Ellos atracaron las barcas a la orilla y, abandonándolo todo, lo siguieron.

COMENTARIO:

  Este Evangelio de san Lucas, nos presenta un primer hecho que creo que debe hacernos meditar a todos: la multitud apretujaba al Señor, para poder escuchar mejor sus palabras. Hoy, que todos gozamos de la posibilidad de gozar del mensaje de Cristo, escrito o celebrado con su presencia en la liturgia eucarística, parece mentira que seamos capaces de ignorar el Libro Sagrado y dejar de asistir con asiduidad a la Santa Misa. Es ese Nuevo Testamento, el que nos remite con facilidad a cada sílaba, a cada sonido, a cada momento que Jesús vivió y predicó entre nosotros. Y es bien cierto que facilitar las cosas, no siempre es bueno, porque para muchos las desvaloriza, complicándolas. Cada uno de nosotros, como cristianos convencidos, debería frecuentar diariamente ese encuentro con el Hijo de Dios, que se nos da en el Sacramento de la Eucaristía. No sólo deberíamos tener la curiosidad por leer y conocer, sino la necesidad de profundizar en cada línea de la Escritura, donde gozamos y hacemos vida, lo que con tanta dificultad nos transmitieron aquellos primeros cristianos.
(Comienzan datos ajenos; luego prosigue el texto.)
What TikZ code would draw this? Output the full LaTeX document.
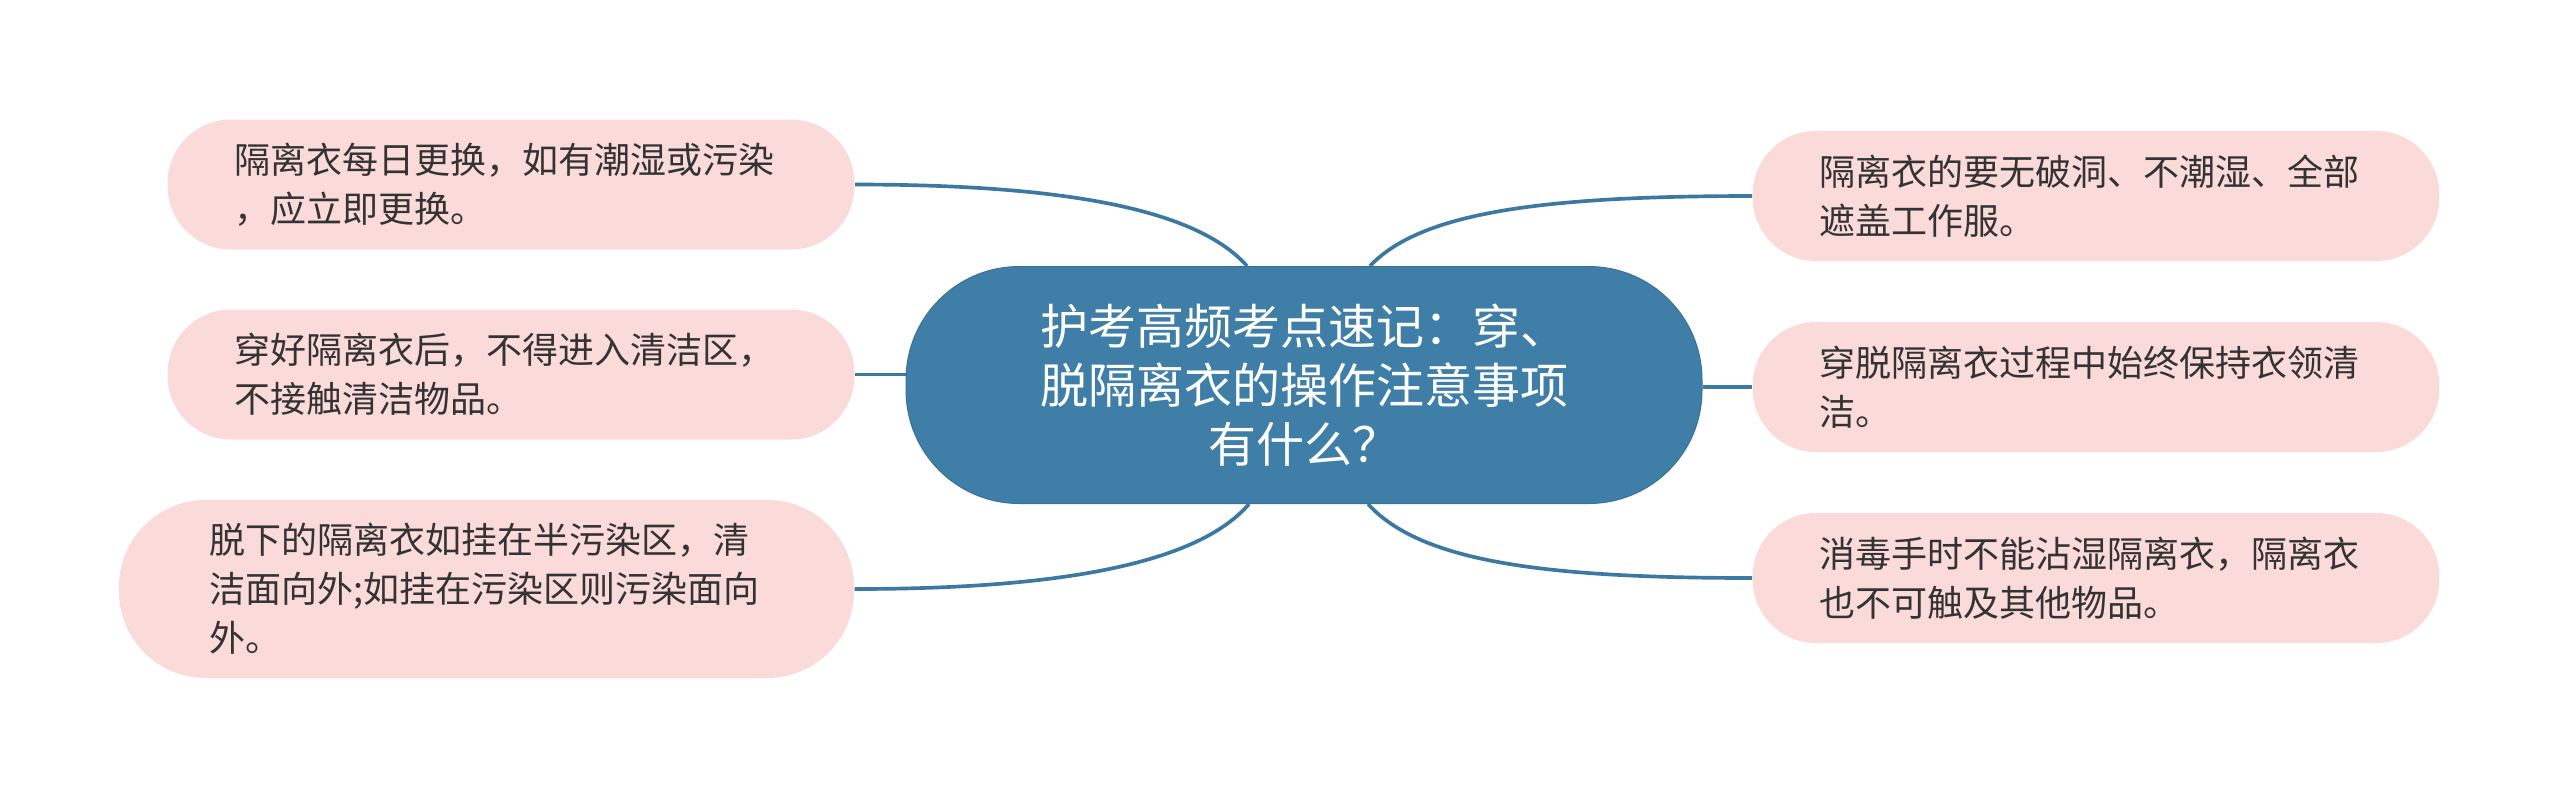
\documentclass[tikz,border=0pt]{standalone}
\usepackage{fontspec}
\setmainfont{Noto Sans CJK SC}
\usetikzlibrary{calc}
\definecolor{hub}{HTML}{3F7FA7}
\definecolor{leafpink}{HTML}{FBDADA}
\definecolor{inkgray}{HTML}{333333}
\definecolor{linkblue}{HTML}{3B79A2}
\begin{document}
\begin{tikzpicture}[x=0.3pt,y=-0.3pt,
  leafbox/.style={fill=leafpink, text=inkgray, rounded corners=19pt,
    minimum width=206pt, minimum height=39pt, text width=166pt, align=left,
    inner sep=0pt, font=\fontsize{10.8pt}{14.7pt}\selectfont},
  hubbox/.style={fill=hub, draw=hub!90!black, line width=0.3pt, text=white, rounded corners=34pt,
    minimum width=238.8pt, minimum height=71.1pt, align=center,
    inner sep=0pt, font=\fontsize{14.4pt}{17.6pt}\selectfont},
  conn/.style={draw=linkblue, line width=1.1pt}]
\fill[white] (0,0) rectangle (2560,799);
\useasboundingbox (0,0) rectangle (2560,799);

\node[hubbox] (C) at (1304,385) {护考高频考点速记：穿、\\脱隔离衣的操作注意事项\\有什么？};

\node[leafbox] (L1) at (511,184.5) {隔离衣每日更换，如有潮湿或污染\\，应立即更换。};
\node[leafbox] (L2) at (511,374.5) {穿好隔离衣后，不得进入清洁区，\\不接触清洁物品。};
\node[leafbox, minimum width=220.5pt, minimum height=53.4pt, rounded corners=26pt] (L3) at (486.5,589)
  {脱下的隔离衣如挂在半污染区，清\\洁面向外;如挂在污染区则污染面向\\外。};

\node[leafbox] (R1) at (2096,196) {隔离衣的要无破洞、不潮湿、全部\\遮盖工作服。};
\node[leafbox] (R2) at (2096,387) {穿脱隔离衣过程中始终保持衣领清\\洁。};
\node[leafbox] (R3) at (2096,578) {消毒手时不能沾湿隔离衣，隔离衣\\也不可触及其他物品。};

\draw[conn] (L1.east) .. controls +(225,0) and +(-47,-53) .. ([xshift=-17.1pt]C.north);
\draw[conn] (L2.east) -- (L2.east -| C.west);
\draw[conn] (L3.east) .. controls +(216,0) and +(-49,57) .. ([xshift=-16.5pt]C.south);
\draw[conn] ([xshift=19.8pt]C.north) .. controls +(50,-53) and +(-213,0) .. (R1.west);
\draw[conn] (C.east |- R2.west) -- (R2.west);
\draw[conn] ([xshift=19.2pt]C.south) .. controls +(52,57) and +(-212,0) .. (R3.west);
\end{tikzpicture}
\end{document}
  Vemos después como el Maestro, al ver la Barca de Pedro que estaba a la orilla del lago, se sube a ella. No pide permiso a su apóstol, porque sabe que, por el hecho de serlo, todo lo que tiene está en función de los deseos y las necesidades del Señor. Qué ejemplo para todos nosotros, que estamos convencidos de que somos propietarios de todos nuestros bienes. No; no os equivoquéis. Somos usufructuarios de aquellos dones que Dios ha tenido a bien compartir con nosotros, pero que en cualquier momento –y con todo el derecho- nos  puede reclamar: la vida, el trabajo, el dinero, la familia, la salud y nuestro tiempo… Todo es de Dios. Cada una de nuestras “posesiones”, sólo serán efectivas, si con ellas conseguimos alabar a Dios y ayudar a nuestros hermanos.

  Ante la petición de Jesús a Simón, para que eche las redes mar adentro, éste le replica porque sólo confía en sus medios humanos. Hemos de estar atentos en la oración, para escuchar qué quiere y qué nos dice el Señor a cada uno de nosotros. Hemos de estar receptivos a los consejos divinos que el Espíritu Santo infundirá en nuestro corazón, durante la plegaria; y dispuestos a unir nuestra voluntad a la suya, mientras descansamos en su Providencia. Porque sólo así seremos capaces de ser efectivos en lo cotidiano, y en lo sobrenatural. No podemos olvidar, que toda nuestra existencia debe tener como finalidad ayudar por amor a Dios a nuestros hermanos en sus necesidades; y no hay necesidad más acuciante ni principal, que el que los hombres conozcan a Dios. Porque el mundo cambiará, cuando cambie el corazón de los hombres y se abra a la Verdad y a los valores cristianos, que devuelven la dignidad y el derecho a todos los hombres. No porque nazcan aquí o allí; ni tengan uno u otro color, sino porque son imagen divina y todos somos miembros de la misma familia.


 Si sacamos a Dios de nuestras vidas, trabajos, tareas y aspiraciones, nuestro interior quedará vacío de contenido y no encontraremos el verdadero sentido de nuestro existir. Giraremos en nuestro ser y en nuestro obrar, apoyándonos en el eje del gusto y del placer; asentándose el egoísmo en nuestra alma y predisponiéndonos a hacer solamente aquello que nos satisfaga. Cierto que podremos hacer cosas buenas, pero tal vez no son las que Dios tenía dispuestas para nosotros; porque lo bueno siempre cede ante lo mejor. Y sólo Dios conoce en el tiempo, lo que es más adecuado para cada momento y lugar.

  Ante Jesús, Pedro reconoce sus miserias, su pequeñez, su fragilidad; haciendo un acto de humildad que debe ser lema de nuestra vida. Porque ante la magnificencia divina, el Maestro le revela que, por su Gracia, los va a hacer capaces de ser los pilares de una Iglesia, que conquistará el corazón del mundo y vencerá al maligno en el fin de los tiempos. Una Iglesia, donde Cristo estará presente hasta la llegada de la Gloria. Donde esos pescadores, pobres e indefensos, serán por la fe, apóstoles de Jesucristo. Tomemos buena nota y confiemos en Jesús; porque hemos sido creados para permanecer a su lado. No desperdiciemos ni un segundo, para compartirlo al lado de Nuestro Señor.